Also that project looks awesome. I think I'll show it to my Audio Engineer
buddy. It could be good motivation for me to work on it!

------
roschdal
OpenPDF is an open source Java library for creating PDF files:
[https://github.com/LibrePDF/OpenPDF](https://github.com/LibrePDF/OpenPDF)

------
xet7
It's not unknown, but for example
[https://wekan.github.io](https://wekan.github.io) is small with about 11,095
lines of code without frameworks
[https://www.openhub.net/p/wekan](https://www.openhub.net/p/wekan) when
compared to Kanboard that has 186,254 lines of code
[https://www.openhub.net/p/kanboard](https://www.openhub.net/p/kanboard) .
There are still many bugs to fix.

------
earenndil
D[0] has a _lot_ of open bugs[1], just because there aren't enough people to
get to and fix them all.

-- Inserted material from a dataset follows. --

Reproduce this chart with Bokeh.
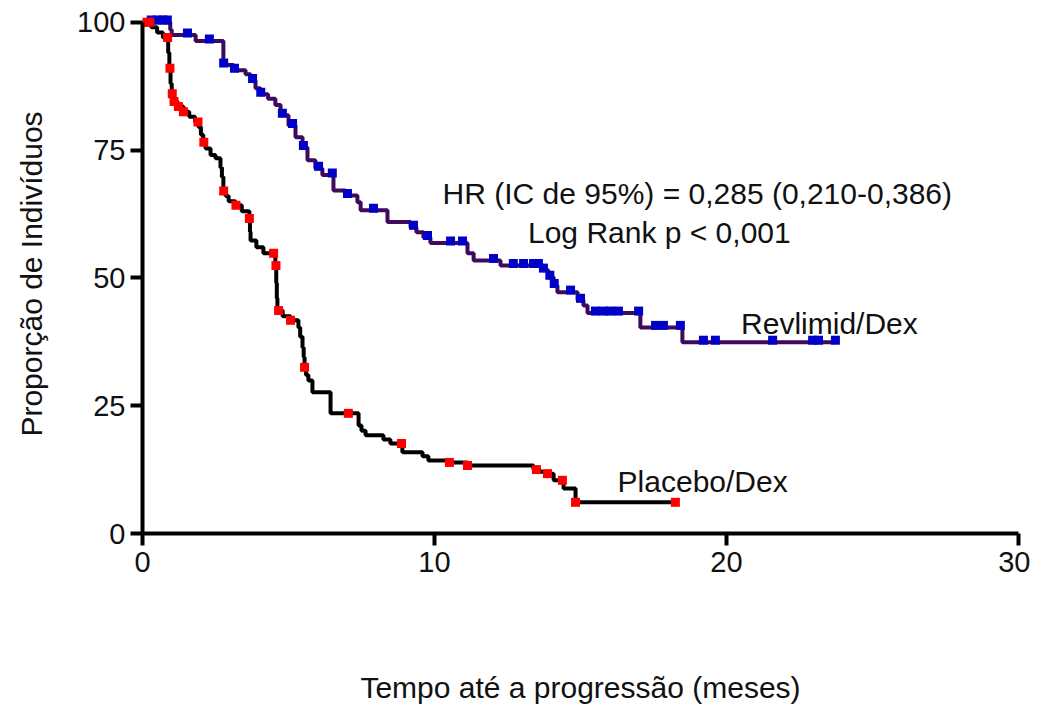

On a rather smaller scale, there's ante[2], although
it's unclear there's much that can be done to help there.

0: [https://dlang.org/](https://dlang.org/)

1: [https://issues.dlang.org/](https://issues.dlang.org/)

2: [https://github.com/jfecher/ante](https://github.com/jfecher/ante)

------
rpod
[http://up-for-grabs.net](http://up-for-grabs.net) is a consistent source for
open source projects that could use some help.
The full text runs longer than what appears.